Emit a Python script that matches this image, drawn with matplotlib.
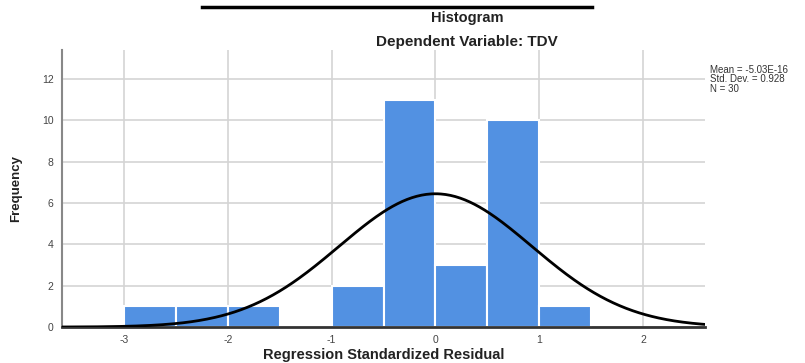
import numpy as np
import matplotlib
matplotlib.use("Agg")
import matplotlib.pyplot as plt

bin_edges = [-3.0, -2.5, -2.0, -1.5, -1.0, -0.5, 0.0, 0.5, 1.0, 1.5]
counts = [1, 1, 1, 0, 2, 11, 3, 10, 1]
mean = -5.03e-16
std = 0.928
n = 30
xticks = [-3, -2, -1, 0, 1, 2]
xtick_labels = ['-3', '-2', '-1', '0', '1', '2']
yticks = [0, 2, 4, 6, 8, 10, 12]

plt.rcParams['font.family'] = ['Liberation Sans', 'DejaVu Sans']

fig = plt.figure(figsize=(8.05, 3.63), dpi=100)
ax = fig.add_axes([0.077, 0.099, 0.799, 0.763])

ax.set_axisbelow(True)
ax.grid(True, color='#d4d4d4', linewidth=1.2)
lefts = np.array(bin_edges[:-1])
widths = np.diff(bin_edges)
ax.bar(lefts, counts, width=widths, align='edge', color='#5291e2',
       edgecolor='white', linewidth=1.5, zorder=2)

xs = np.linspace(-3.6, 2.6, 400)
bw = widths[0]
ys = n * bw / (std * np.sqrt(2 * np.pi)) * np.exp(-0.5 * ((xs - mean) / std) ** 2)
ax.plot(xs, ys, color='black', linewidth=2, zorder=3)

ax.set_xlim(-3.6, 2.6)
ax.set_ylim(0, 13.4)
ax.set_xticks(xticks)
ax.set_xticklabels(xtick_labels)
ax.set_yticks(yticks)
ax.tick_params(length=0, labelsize=7.5, colors='#444444', pad=6)
for s in ['top', 'right']:
    ax.spines[s].set_visible(False)
ax.spines['left'].set_color('#888888')
ax.spines['left'].set_linewidth(1.5)
ax.spines['bottom'].set_color('#333333')
ax.spines['bottom'].set_linewidth(2)

ax.set_xlabel('Regression Standardized Residual', fontsize=10.5, fontweight='bold', labelpad=2, color='#222222')
ax.set_ylabel('Frequency', fontsize=9.5, fontweight='bold', labelpad=14, color='#222222')

fig.text(0.580, 0.950, 'Histogram', ha='center', va='center', fontsize=10.5, fontweight='bold', color='#222222')
fig.text(0.580, 0.884, 'Dependent Variable: TDV', ha='center', va='center', fontsize=11, fontweight='bold', color='#222222')

fig.text(0.882, 0.782, 'Mean = -5.03E-16\nStd. Dev. = 0.928\nN = 30', ha='left', va='center',
         fontsize=7, color='#333333', linespacing=0.95)

fig.add_artist(plt.Line2D([0.251, 0.736], [0.981, 0.981], color='black', linewidth=2.5, transform=fig.transFigure))

fig.savefig('out.png', dpi=100)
○ ○ ○ ○ ○
■ **Task details**: Transcribe the opening line of the listing above, please, and every line after it through the line with "import matplotlib.pyplot as plt", word for word, without pictures.

■ **Task response**:
Emit a Python script that matches this image, drawn with matplotlib.
import numpy as np
import matplotlib
matplotlib.use("Agg")
import matplotlib.pyplot as plt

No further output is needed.